:: Data for the task ::

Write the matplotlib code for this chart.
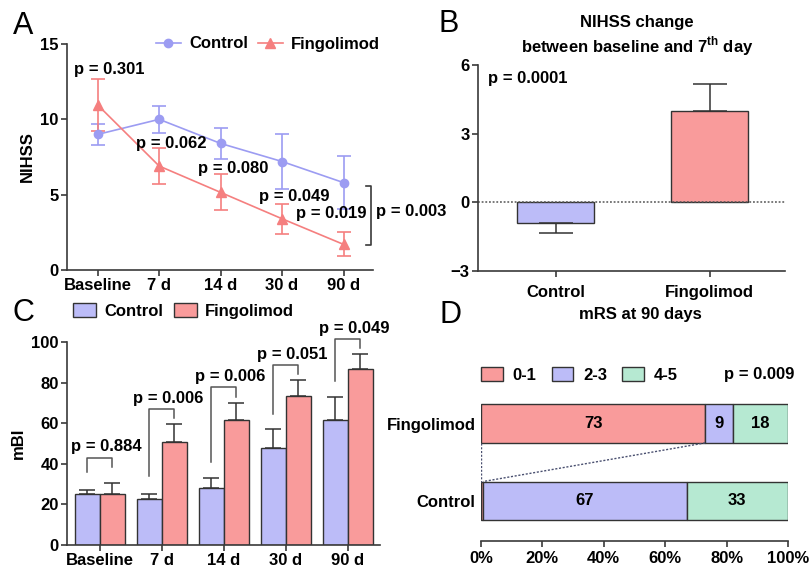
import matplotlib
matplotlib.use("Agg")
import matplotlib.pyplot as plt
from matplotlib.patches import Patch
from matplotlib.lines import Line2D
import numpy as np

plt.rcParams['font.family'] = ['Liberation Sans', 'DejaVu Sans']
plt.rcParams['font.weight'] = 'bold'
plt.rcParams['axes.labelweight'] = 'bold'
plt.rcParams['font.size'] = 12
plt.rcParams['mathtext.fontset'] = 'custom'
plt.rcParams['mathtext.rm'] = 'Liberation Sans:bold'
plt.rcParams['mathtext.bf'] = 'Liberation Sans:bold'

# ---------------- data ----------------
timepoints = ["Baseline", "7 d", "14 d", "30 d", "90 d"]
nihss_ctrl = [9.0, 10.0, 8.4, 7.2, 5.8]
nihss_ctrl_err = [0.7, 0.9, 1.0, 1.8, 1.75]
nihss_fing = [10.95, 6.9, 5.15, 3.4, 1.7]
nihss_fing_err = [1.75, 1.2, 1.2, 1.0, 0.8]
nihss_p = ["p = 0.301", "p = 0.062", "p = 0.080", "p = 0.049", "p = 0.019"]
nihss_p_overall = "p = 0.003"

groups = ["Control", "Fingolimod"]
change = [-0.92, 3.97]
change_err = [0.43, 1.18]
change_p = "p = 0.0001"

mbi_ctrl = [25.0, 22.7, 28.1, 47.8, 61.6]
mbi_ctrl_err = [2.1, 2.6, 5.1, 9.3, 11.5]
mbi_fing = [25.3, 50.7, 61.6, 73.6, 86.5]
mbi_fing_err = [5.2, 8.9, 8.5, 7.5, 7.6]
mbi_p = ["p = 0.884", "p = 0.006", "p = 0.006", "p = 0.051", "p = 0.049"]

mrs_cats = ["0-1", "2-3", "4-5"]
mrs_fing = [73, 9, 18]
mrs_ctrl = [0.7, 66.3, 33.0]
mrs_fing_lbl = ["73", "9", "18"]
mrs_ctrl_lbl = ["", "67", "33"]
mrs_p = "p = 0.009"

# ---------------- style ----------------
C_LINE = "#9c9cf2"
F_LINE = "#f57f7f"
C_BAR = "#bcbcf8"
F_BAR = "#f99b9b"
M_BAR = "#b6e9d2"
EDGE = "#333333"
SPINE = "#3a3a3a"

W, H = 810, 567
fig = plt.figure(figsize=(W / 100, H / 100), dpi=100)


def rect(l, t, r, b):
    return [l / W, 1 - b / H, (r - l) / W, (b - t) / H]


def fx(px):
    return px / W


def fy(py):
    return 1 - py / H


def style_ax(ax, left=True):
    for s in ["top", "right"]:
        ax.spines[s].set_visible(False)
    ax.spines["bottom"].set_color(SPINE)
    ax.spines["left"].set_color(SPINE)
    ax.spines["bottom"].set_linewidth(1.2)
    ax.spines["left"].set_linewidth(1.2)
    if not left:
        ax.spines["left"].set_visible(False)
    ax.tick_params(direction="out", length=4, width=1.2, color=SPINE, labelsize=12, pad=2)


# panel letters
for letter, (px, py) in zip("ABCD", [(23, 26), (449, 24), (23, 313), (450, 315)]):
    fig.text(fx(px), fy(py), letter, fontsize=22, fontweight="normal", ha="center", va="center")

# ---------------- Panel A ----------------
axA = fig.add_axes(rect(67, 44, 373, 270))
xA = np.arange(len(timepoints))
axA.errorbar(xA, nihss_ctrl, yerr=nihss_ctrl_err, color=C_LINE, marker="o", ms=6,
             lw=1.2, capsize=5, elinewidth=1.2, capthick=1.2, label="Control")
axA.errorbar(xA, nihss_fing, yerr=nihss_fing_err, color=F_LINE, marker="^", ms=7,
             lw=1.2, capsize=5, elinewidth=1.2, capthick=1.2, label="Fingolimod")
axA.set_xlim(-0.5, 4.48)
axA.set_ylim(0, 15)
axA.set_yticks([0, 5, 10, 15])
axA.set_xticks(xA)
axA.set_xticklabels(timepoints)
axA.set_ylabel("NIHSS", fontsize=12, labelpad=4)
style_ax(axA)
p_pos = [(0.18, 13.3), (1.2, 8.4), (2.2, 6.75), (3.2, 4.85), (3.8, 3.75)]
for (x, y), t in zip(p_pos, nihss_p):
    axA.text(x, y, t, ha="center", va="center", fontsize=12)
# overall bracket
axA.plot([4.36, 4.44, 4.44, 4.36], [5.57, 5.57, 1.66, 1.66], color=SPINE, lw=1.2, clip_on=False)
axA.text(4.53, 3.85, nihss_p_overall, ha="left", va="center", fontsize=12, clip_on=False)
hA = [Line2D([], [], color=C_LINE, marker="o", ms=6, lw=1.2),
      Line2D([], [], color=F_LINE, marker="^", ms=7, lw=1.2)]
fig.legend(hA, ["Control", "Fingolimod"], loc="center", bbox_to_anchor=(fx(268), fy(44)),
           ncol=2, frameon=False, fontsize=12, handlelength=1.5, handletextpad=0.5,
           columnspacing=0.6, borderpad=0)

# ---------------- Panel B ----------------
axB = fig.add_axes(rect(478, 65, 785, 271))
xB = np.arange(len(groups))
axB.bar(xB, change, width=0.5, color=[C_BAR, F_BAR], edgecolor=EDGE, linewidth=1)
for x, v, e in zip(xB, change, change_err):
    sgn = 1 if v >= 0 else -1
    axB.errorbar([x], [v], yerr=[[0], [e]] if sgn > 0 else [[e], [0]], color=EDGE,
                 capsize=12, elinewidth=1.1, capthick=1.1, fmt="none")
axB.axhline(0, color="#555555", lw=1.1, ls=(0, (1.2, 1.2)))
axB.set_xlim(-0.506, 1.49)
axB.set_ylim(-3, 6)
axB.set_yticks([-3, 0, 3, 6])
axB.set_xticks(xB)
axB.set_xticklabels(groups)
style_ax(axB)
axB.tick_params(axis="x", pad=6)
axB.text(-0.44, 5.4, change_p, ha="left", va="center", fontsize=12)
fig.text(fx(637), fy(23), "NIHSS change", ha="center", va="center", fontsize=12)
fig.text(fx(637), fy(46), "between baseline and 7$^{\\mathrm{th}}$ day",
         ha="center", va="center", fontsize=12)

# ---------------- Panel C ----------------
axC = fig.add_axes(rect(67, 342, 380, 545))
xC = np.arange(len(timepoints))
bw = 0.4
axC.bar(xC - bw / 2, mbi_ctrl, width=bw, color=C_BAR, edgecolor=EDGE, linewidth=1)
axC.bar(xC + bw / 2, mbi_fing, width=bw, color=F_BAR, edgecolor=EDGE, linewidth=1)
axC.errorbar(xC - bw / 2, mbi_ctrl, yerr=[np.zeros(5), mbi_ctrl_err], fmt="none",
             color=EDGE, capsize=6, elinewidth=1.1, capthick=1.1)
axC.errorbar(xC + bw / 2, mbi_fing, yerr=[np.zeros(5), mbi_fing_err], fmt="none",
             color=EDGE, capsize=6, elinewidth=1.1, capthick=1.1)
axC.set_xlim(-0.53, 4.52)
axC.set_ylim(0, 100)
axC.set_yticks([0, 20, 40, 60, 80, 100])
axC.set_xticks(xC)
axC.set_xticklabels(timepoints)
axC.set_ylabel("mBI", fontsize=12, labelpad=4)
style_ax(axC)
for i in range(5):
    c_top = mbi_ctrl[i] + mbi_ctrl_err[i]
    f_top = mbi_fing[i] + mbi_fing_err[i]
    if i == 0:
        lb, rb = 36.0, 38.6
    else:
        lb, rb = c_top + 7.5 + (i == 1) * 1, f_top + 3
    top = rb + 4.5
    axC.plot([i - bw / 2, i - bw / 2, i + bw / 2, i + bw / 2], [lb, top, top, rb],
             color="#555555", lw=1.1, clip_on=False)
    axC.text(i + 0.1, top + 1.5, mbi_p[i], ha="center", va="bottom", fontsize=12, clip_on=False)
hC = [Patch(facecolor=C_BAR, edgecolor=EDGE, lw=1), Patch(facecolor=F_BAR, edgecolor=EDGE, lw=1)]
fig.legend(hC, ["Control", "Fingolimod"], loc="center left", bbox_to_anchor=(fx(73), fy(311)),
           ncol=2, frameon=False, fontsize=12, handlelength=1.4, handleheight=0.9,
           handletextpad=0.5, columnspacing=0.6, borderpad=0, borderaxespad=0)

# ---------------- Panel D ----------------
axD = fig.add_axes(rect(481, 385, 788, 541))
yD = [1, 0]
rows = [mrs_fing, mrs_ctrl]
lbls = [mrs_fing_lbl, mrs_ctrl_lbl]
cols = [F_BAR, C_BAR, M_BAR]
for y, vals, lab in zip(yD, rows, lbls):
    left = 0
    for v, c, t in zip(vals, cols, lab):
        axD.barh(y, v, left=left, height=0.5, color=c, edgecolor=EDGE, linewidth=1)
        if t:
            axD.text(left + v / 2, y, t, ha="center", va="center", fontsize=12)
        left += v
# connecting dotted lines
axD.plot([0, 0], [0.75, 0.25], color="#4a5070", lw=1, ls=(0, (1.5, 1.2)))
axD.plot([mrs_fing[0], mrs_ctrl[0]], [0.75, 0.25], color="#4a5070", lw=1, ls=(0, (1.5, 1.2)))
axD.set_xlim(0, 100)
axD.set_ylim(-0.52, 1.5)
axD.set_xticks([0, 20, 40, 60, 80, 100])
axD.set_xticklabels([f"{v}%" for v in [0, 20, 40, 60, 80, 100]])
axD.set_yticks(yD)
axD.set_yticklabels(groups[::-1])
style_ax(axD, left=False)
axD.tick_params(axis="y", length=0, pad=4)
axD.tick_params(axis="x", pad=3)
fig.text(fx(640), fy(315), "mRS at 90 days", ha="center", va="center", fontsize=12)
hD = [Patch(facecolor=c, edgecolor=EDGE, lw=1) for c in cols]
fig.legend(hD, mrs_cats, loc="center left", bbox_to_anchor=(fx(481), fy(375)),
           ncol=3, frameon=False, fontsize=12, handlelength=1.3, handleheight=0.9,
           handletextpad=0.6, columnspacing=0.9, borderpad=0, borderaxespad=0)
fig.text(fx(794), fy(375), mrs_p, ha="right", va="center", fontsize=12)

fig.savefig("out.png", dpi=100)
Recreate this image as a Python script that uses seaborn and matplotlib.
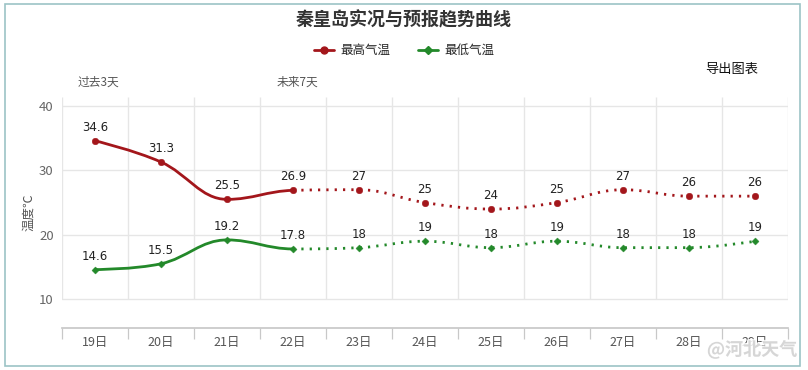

:::

§ Required work
Starting at the top of the listing above, please restate word for word each line up to and including the one that holds "plt.rcParams['mathtext.bf'] = 'Liberation", omitting every image.

§ Result of the exercise
Write the matplotlib code for this chart.
import matplotlib
matplotlib.use("Agg")
import matplotlib.pyplot as plt
from matplotlib.patches import Patch
from matplotlib.lines import Line2D
import numpy as np

plt.rcParams['font.family'] = ['Liberation Sans', 'DejaVu Sans']
plt.rcParams['font.weight'] = 'bold'
plt.rcParams['axes.labelweight'] = 'bold'
plt.rcParams['font.size'] = 12
plt.rcParams['mathtext.fontset'] = 'custom'
plt.rcParams['mathtext.rm'] = 'Liberation Sans:bold'
plt.rcParams['mathtext.bf'] = 'Liberation Sans:bold'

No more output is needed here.